In the essay — which Tyquiengco and her students read and discussed in September — Chiricahua Apache scholar Nancy Marie Mithlo details the divide between Indigenous peoples who reject Western fine art culture and contemporary Indigenous artists who move more comfortably between the Western and Indigenous worlds. Some in the latter group exhibit and sell the art they make, sometimes even claiming to be “an artist first and an Indian second,” Mithlo notes.

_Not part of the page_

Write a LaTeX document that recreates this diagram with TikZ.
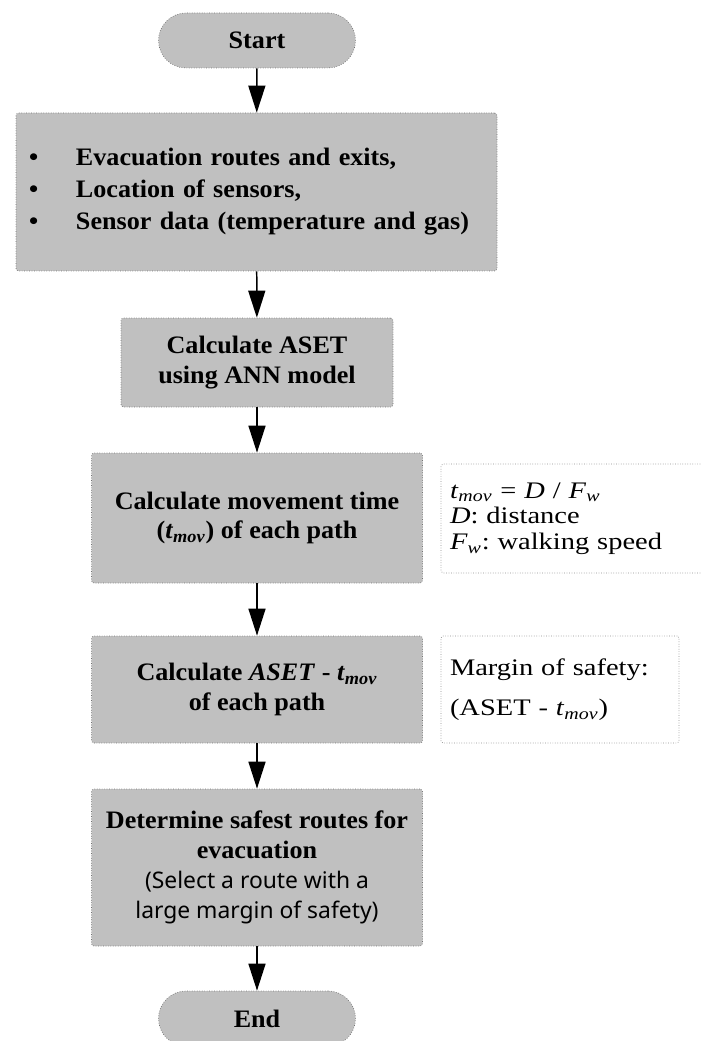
\documentclass[tikz,border=0pt]{standalone}
\usepackage{fontspec}
\setmainfont{Liberation Serif}[FakeStretch=1.04]
\newfontfamily\notefont{Liberation Serif}[FakeStretch=1.2]
\newfontfamily\remarkfont{Noto Sans}
\usepackage{tikz}
\usepackage{xcolor}
\usetikzlibrary{arrows.meta}
\definecolor{boxgray}{RGB}{192,192,192}
\newcommand{\tmov}{\textit{t}\textsubscript{\textit{mov}}}
\newcommand{\fw}{\textit{F}\textsubscript{\textit{w}}}
\newcommand{\remark}[1]{{\remarkfont\mdseries\fontsize{13}{17}\selectfont #1}}

\begin{document}
\begin{tikzpicture}[
    box/.style={draw=black!55, densely dotted, fill=boxgray, rounded corners=1.5pt, align=center, inner sep=0pt, font=\fontsize{14.3}{17}\selectfont\bfseries},
    term/.style={box, rounded corners=0.55cm, minimum width=3.94cm, minimum height=1.1cm},
    note/.style={draw=black!45, densely dotted, fill=white, rounded corners=1pt, align=left, inner xsep=0.18cm, inner ysep=0pt, font=\notefont\fontsize{13.5}{14.6}\selectfont\frenchspacing},
    arrow/.style={-{Triangle[length=0.54cm, width=0.34cm]}, line width=0.85pt}
]
\useasboundingbox (0,0) rectangle (14.02,-20.82);

% Start
\node[term] (start) at (5.14,-0.81) {Start};

% Input data
\node[box, minimum width=9.62cm, minimum height=3.16cm, text width=9.1cm, align=left, font=\fontsize{14.3}{18.2}\selectfont\bfseries] (input) at (5.13,-3.84)
    {\makebox[0.94cm][l]{\textbullet}Evacuation routes and exits,\\
     \makebox[0.94cm][l]{\textbullet}Location of sensors,\\
     \makebox[0.94cm][l]{\textbullet}Sensor data (temperature and gas)};

% ASET
\node[box, minimum width=5.44cm, minimum height=1.78cm] (aset) at (5.14,-7.25) {Calculate ASET\\using ANN model};

% Movement time
\node[box, minimum width=6.62cm, minimum height=2.6cm] (move) at (5.14,-10.36) {Calculate movement time\\(\tmov) of each path};

% Margin
\node[box, minimum width=6.62cm, minimum height=2.14cm] (margin) at (5.14,-13.79) {Calculate \textit{ASET} - \tmov\\of each path};

% Safest route
\node[box, minimum width=6.62cm, minimum height=3.14cm] (route) at (5.14,-17.35)
    {Determine safest routes for\\evacuation\\\remark{(Select a route with a}\\\remark{large margin of safety)}};

% End
\node[term] (end) at (5.14,-20.37) {End};

% Notes
\node[note, minimum width=5.42cm, minimum height=2.18cm, text width=5.06cm] (formula) at (11.53,-10.37)
    {\tmov{} = \textit{D} / \fw\\\textit{D}: distance\\\fw: walking speed};
\node[note, minimum width=4.76cm, minimum height=2.14cm, text width=4.4cm, font=\notefont\fontsize{13.5}{22.8}\selectfont\frenchspacing] (safety) at (11.2,-13.79)
    {Margin of safety:\\(ASET - \tmov)};

% Arrows
\draw[arrow] (start) -- (input);
\draw[arrow] (input) -- (aset);
\draw[arrow] (aset) -- (move);
\draw[arrow] (move) -- (margin);
\draw[arrow] (margin) -- (route);
\draw[arrow] (route) -- (end);

\end{tikzpicture}
\end{document}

Pinpointing what is and is not Indigenous art is one among many complicated questions the students will explore throughout the semester, Tyquiengco said. They’ll also study why Indigenous art is sometimes categorized as anthropology, the ways in which Indigenous artists responded to 19th century colonialism in the United States, Canada and Australia, and Indigenous artists’ use of art as activism, from the 1960s to today.

“ There is no rarefied space for art in many Indigenous cultures, like a museum or a gallery. Many see it as a contiguous part of being and making and engaging in the world. ”

Marina Tyquiengco Teaching Associate in History of Art and Architecture

Brown junior Olivia Maliszewski, an artist and member of the Rappahannock tribe who is concentrating in science, technology and society, took Tyquiengco’s course in Fall 2019 and said it greatly expanded her understanding of Indigenous art. The experience not only introduced her to Indigenous and Aboriginal artists in the Americas and Australia but also offered a window into entirely new ways of thinking about what it means to make art.

“There was one Aboriginal artist who wrote about the fact that the most important and sacred part of her artistic process was actually creating the piece, and then the final piece didn’t matter much after that,” Maliszewski said. “It’s completely different than the Western view of creating art, which is mostly about the end product.”

That artist’s approach inspired Maliszewski to create an original piece, which she then included in her proposal for an exhibition focused on art by and about Native women reclaiming their sexual power.

“In my culture and many other Indigenous cultures, sex was seen as sacred, and nudity was not inherently sexual,” she said. “This changed when colonizers came and enforced Western ideology and Christianity, which stated that these things were sinful. Native women are often exoticized in popular culture and have high rates of sexual assault. Thus, by showing Native women reclaiming their sexuality and sexual power in my exhibition, I wanted to tear down narratives of sin and abuse and counter it with a narrative of power.”

The power of the course, Tyquiengco said, lies in her students’ varied backgrounds and interests. Some, like Maliszewsi, come from Indigenous communities, while others don’t. Some are undergraduates joining disparate areas of study through Brown’s Open Curriculum; others are graduate students who have experience working in museums and classrooms. Some are artists; others are historians or public humanities scholars. 

“The students are all coming from different contexts, and it allows us to have these big open conversations where they bring in perspective from their previous coursework or their own personal background,” she said. 

Also enriching the class are guest presentations and film screenings hosted by the Native American and Indigenous Studies Initiative (NAISI) at Brown, which funded Tyquiengco’s course; relevant scholarship by some of Brown’s own Native faculty, including Assistant Professor of American Studies Adrienne Keene; and the knowledgeable staff at the University’s Haffenreffer Museum of Anthropology, which last year mounted two exhibitions focused on art created by Indigenous peoples and allies protesting federal decisions to strip a national monument of its protected status and to construct a natural resource-threatening pipeline

“I don’t think this is a course about art so much as a course about Indigenous history, Indigenous perspectives and Indigenous voices examined through the lens of art,” Tyquiengco said. “I hope my course opens students’ eyes to the rich resource that is NAISI, where they can go to delve more deeply into issues like Native education and Indigenous access to food. These issues are relevant to all of our lives, whether we realize it or not.”